Empower Wisconsin | May 15, 2020
By M.D. Kittle
MADISON — It came as little surprise that the Wisconsin Supreme Court’s liberal wing disagreed with Wednesday’s majority ruling striking down the Evers administration lockdown.
Justices Ann Walsh Bradley and Rebecca Dallet have shown numerous times that they’ll ignore the constitution to protect their liberal allies. In this case, they stood up for the unchecked power of a liberal executive branch and against civil liberties. Rest assured, they would have been champions of the constitution had former Gov. Scott Walker been in power and his administration had issued the same overreaching emergency orders.
What concerns many constitution-first conservatives, however, is Justice Brian Hagedorn’s dissent of his fellow conservative’s ruling. One legal expert called Hagedorn’s dissenting opinion “lawyerly.”
The justice argues that the case, Wisconsin Legislature v. Palm, is not a “battle over the constitutional limits on executive power.” It’s about whether the Department of Health Services Secretary-designee Andrea Palm has the authority to issue a sweeping emergency order — with criminal penalties — without first promulgating it, a process that requires legislative oversight.
True, the case on its face is not a constitutional challenge — but the constitution is at its core, according to the majority.

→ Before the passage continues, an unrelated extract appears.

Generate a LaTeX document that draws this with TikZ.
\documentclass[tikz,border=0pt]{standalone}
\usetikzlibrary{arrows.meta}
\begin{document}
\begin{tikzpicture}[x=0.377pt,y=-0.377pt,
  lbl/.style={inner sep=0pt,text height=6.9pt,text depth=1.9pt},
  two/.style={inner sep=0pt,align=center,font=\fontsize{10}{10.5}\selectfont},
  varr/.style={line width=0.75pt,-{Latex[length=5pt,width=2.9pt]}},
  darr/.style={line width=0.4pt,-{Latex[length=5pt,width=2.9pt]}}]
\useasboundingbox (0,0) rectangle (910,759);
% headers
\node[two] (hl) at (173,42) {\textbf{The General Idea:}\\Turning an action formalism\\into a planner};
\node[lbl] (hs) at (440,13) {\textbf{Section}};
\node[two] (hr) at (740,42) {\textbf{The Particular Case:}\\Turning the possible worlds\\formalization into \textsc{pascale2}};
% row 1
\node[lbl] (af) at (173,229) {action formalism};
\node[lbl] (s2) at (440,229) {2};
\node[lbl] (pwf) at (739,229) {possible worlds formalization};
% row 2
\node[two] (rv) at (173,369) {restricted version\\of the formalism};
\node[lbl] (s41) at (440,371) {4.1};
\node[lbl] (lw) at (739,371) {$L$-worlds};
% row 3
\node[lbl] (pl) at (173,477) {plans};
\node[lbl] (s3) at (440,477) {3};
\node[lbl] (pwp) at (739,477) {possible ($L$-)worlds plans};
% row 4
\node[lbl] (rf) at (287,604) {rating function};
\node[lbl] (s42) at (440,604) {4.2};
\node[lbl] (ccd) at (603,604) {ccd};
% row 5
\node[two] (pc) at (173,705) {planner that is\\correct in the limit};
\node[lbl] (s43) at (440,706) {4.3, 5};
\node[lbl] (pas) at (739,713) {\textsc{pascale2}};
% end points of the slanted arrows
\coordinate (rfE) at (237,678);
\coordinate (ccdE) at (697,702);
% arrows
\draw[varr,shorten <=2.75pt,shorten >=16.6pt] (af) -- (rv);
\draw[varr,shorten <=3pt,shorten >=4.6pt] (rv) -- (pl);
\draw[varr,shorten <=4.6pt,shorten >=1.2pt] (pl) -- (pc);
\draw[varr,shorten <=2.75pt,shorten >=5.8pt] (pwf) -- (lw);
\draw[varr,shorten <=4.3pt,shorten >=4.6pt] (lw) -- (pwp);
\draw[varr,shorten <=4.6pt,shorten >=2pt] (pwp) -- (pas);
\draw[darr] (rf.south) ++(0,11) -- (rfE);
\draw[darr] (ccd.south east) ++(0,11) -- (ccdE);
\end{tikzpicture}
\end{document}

Conservative Justice Rebecca G. Bradley took her colleague to task, writing that Hagedorn’s argument lacked “constitutional analysis,” and that it “affirmatively rejects the constitution, and subjugates liberty.”
As Bradley points out, all governmental power derives “from the consent of the governed.” Government officials may act only within the confines of the authority the people give them.

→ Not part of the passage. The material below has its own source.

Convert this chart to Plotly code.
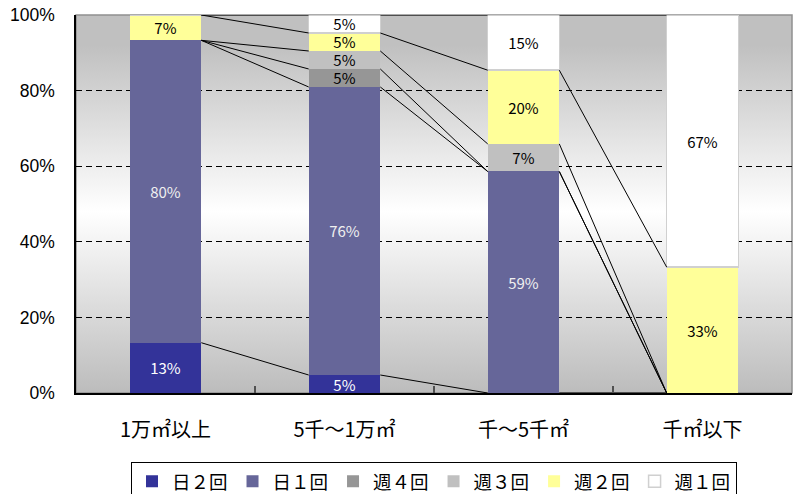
import base64
import numpy as np
import plotly.graph_objects as go

# 回収頻度（敷地面積別）の構成比 %
categories = ["1万㎡以上", "5千～1万㎡", "千～5千㎡", "千㎡以下"]
series_names = ["日２回", "日１回", "週４回", "週３回", "週２回", "週１回"]
series_colors = ["#333399", "#666699", "#969696", "#C0C0C0", "#FFFF99", "#FFFFFF"]
label_colors = ["#ffffff", "#f0f0f0", "#000000", "#000000", "#000000", "#000000"]

day2 = [13.3, 4.76, 0, 0]
day1 = [80.0, 76.2, 58.6, 0]
week4 = [0, 4.76, 0, 0]
week3 = [0, 4.76, 7.3, 0]
week2 = [6.7, 4.76, 19.5, 33.3]
week1 = [0, 4.76, 14.6, 66.7]

series_values = [day2, day1, week4, week3, week2, week1]
ytick_vals = [0, 20, 40, 60, 80, 100]
ytick_text = ["0%", "20%", "40%", "60%", "80%", "100%"]

bar_w = 0.4
x = np.arange(len(categories))
font_jp = "Noto Sans CJK JP"

fig = go.Figure()

# series lines (Excel style) connecting segment tops between neighbouring bars
cum = np.cumsum(np.array(series_values), axis=0)
for k in range(len(series_names)):
    for i in range(len(categories) - 1):
        fig.add_trace(go.Scatter(
            x=[x[i] + bar_w / 2, x[i + 1] - bar_w / 2],
            y=[cum[k][i], cum[k][i + 1]],
            mode='lines', line=dict(color='black', width=1),
            showlegend=False, hoverinfo='skip'
        ))

for name, vals, col, tcol in zip(series_names, series_values, series_colors, label_colors):
    txt = [f"{int(v + 0.5)}%" if v > 0 else "" for v in vals]
    fig.add_trace(go.Bar(
        x=x, y=vals, name=name, width=bar_w,
        marker=dict(color=col,
                    line=dict(color='#d0d0d0' if col == "#FFFFFF" else col,
                              width=1.5 if col == "#FFFFFF" else 0)),
        text=txt, textposition='inside', insidetextanchor='middle',
        textangle=0, constraintext='none',
        textfont=dict(family=font_jp, size=15, color=tcol)
    ))

# plot-area gradient (grey - white - grey)
svg = ('<svg xmlns="http://www.w3.org/2000/svg" width="10" height="100" preserveAspectRatio="none">'
       '<defs><linearGradient id="g" x1="0" y1="0" x2="0" y2="1">'
       '<stop offset="0" stop-color="#c0c0c0"/><stop offset="0.08" stop-color="#c0c0c0"/>'
       '<stop offset="0.52" stop-color="#ffffff"/><stop offset="1" stop-color="#bcbcbc"/>'
       '</linearGradient></defs><rect width="10" height="100" fill="url(#g)"/></svg>')
src = "data:image/svg+xml;base64," + base64.b64encode(svg.encode()).decode()

fig.update_layout(
    width=795, height=494,
    barmode='stack', bargap=0.6,
    paper_bgcolor='white', plot_bgcolor='rgba(0,0,0,0)',
    margin=dict(l=76, r=3, t=15, b=101, autoexpand=False),
    font=dict(family="Liberation Sans, Arial", color='black'),
    images=[dict(source=src, xref='paper', yref='paper', x=0, y=1, sizex=1, sizey=1,
                 sizing='stretch', xanchor='left', yanchor='top', layer='below')],
    shapes=[dict(type='rect', xref='paper', yref='paper', x0=0, y0=0, x1=1, y1=1,
                 line=dict(color='#909090', width=1.5), layer='below')],
    legend=dict(orientation='h', x=0.5, xanchor='center', y=-0.182, yanchor='top',
                bordercolor='black', borderwidth=1, bgcolor='white',
                font=dict(family=font_jp, size=18.5), traceorder='normal'),
    xaxis=dict(range=[-0.5, 3.5], tickvals=list(x), ticktext=categories, automargin=False,
               tickfont=dict(family=font_jp, size=20), ticks='', ticklabelstandoff=18,
               showgrid=False, zeroline=False, showline=True, linecolor='black', linewidth=1.5,
               minor=dict(tickvals=[0.5, 1.5, 2.5], ticks='inside', ticklen=7,
                          tickcolor='#505050', tickwidth=1.5, showgrid=False)),
    yaxis=dict(range=[0, 100], tickvals=ytick_vals, ticktext=ytick_text, automargin=False,
               tickfont=dict(size=17.5), ticks='', ticklabelstandoff=16,
               showgrid=True, gridcolor='black', gridwidth=1, griddash='6px,4px',
               zeroline=False, showline=True, linecolor='black', linewidth=1.5),
)

fig.write_html("out.html", config={'displayModeBar': False},
               post_script="document.body.style.margin='0';")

“The people of Wisconsin never consented to any elected official, much less an unelected cabinet secretary, having the power to create law, execute it, and enforce it,” Bradley wrote. That’s why the people created three co-equal branches of government.
“However well-intentioned, the secretary-designee of the Department of Health Services exceeded her powers by ordering the people of Wisconsin to follow her commands or face imprisonment for noncompliance,” the justice wrote.
Palm “arrogated unto herself the power to make the law and the power to execute it, excluding the people from the lawmaking process…” The dissenters, in short, insist the law gave Palm such broad authority. Even if that is the case, the law would be unconstitutional.
Statutory law is subordinate to the constitution, Bradley said.
“Spurning more than two centuries of fundamental constitutional law as well as the Wisconsin Constitution’s guarantee of liberty, Justice Brian Hagedorn shockingly proclaims ‘the judiciary must never cast aside our laws or the constitution itself in the name of liberty.’”
She asserts Hagedorn’s 53-page opinion “contains no constitutional analysis whatsoever, affirmatively rejects the constitution, and subjugates liberty.”
Rick Esenberg, president and general counsel for the Wisconsin Institute for Law and Liberty, said to some extent, Hagedorn is making a “lawyerly” dissension.
“What Justice Hagedorn was saying is that the Legislature didn’t raise the constitutional issue,” Esenberg said. “I think he was making a distinction in a way that he didn’t have to address those constitutional issues, but read the statute as it is.”
WILL filed an amicus brief arguing that the Evers administration overstepped its constitutionally-granted authority.
In many ways, Hagedorn’s approach is what conservative jurists have favored, a reading of the law as written.
But Bradley argues reading the law as written fails when the law violates the constitution.
“The Wisconsin Constitution IS the law — and it reigns supreme over any statute,” the justice wrote.